**Goal**
Without the pictures, return exactly the lines from the one with "Rebuild this chart" through the one with "plt.rcParams['font.family'] = ['Liberation". Both end lines belong in the copy.

**Given entries**
--- BEGIN ---

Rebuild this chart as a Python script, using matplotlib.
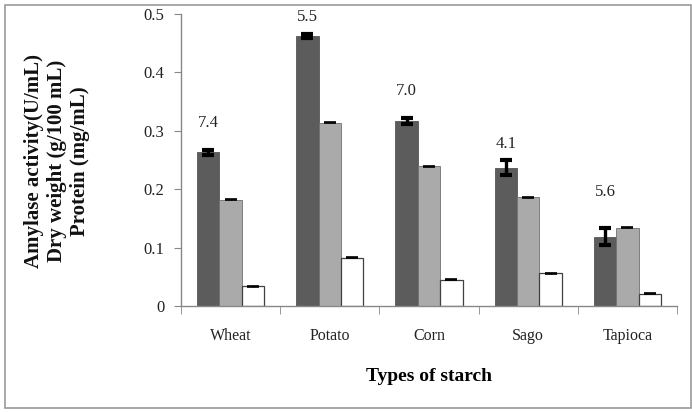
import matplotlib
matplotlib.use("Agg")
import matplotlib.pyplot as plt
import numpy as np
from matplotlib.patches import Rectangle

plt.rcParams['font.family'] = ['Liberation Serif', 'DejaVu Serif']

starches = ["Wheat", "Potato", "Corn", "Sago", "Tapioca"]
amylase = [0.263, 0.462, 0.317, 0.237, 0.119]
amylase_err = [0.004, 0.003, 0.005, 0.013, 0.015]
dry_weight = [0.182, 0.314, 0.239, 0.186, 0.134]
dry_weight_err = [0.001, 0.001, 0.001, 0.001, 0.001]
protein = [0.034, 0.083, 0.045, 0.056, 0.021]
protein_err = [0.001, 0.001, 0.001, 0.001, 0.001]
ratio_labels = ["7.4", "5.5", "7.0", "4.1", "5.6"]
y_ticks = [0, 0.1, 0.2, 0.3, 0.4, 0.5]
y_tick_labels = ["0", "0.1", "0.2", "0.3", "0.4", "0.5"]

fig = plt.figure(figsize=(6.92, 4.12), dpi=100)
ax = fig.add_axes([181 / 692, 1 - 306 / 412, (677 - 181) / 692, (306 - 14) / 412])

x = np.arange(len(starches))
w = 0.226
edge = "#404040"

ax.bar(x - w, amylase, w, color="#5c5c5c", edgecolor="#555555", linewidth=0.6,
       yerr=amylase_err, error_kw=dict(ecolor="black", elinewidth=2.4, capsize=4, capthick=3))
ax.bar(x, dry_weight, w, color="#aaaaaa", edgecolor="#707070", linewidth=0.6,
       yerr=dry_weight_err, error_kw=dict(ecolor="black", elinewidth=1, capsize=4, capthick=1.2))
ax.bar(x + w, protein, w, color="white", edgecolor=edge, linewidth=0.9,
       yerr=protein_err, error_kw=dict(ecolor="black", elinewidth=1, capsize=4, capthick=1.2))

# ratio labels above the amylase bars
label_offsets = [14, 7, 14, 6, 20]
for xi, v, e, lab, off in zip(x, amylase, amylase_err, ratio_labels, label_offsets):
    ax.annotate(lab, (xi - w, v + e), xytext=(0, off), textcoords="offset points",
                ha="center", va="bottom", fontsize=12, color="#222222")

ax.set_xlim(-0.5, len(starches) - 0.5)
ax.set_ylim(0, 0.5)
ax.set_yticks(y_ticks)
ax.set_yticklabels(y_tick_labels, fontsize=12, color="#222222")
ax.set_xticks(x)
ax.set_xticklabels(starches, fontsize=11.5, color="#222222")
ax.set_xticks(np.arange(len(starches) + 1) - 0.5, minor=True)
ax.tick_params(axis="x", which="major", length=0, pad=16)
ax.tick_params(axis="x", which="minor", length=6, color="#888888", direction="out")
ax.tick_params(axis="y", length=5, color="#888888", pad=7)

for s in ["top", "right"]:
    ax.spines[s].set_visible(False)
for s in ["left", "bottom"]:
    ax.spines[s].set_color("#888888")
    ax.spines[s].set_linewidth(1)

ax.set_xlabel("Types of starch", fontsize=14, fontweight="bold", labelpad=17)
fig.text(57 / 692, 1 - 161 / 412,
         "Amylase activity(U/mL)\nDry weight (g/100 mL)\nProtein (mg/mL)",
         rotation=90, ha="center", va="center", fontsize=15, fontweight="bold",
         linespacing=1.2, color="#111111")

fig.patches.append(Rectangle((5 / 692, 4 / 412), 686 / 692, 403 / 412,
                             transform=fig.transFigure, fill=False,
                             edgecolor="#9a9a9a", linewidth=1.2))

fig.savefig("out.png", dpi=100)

--- END ---
--- BEGIN ---

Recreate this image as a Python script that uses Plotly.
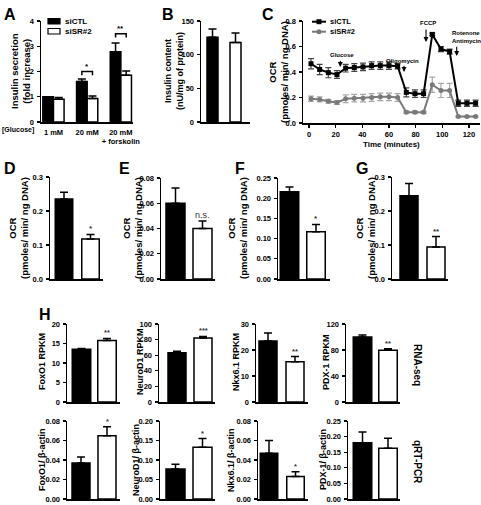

--- END ---

**Expected answer**
Rebuild this chart as a Python script, using matplotlib.
import matplotlib
matplotlib.use("Agg")
import matplotlib.pyplot as plt
import numpy as np
from matplotlib.patches import Rectangle

plt.rcParams['font.family'] = ['Liberation Serif', 'DejaVu Serif']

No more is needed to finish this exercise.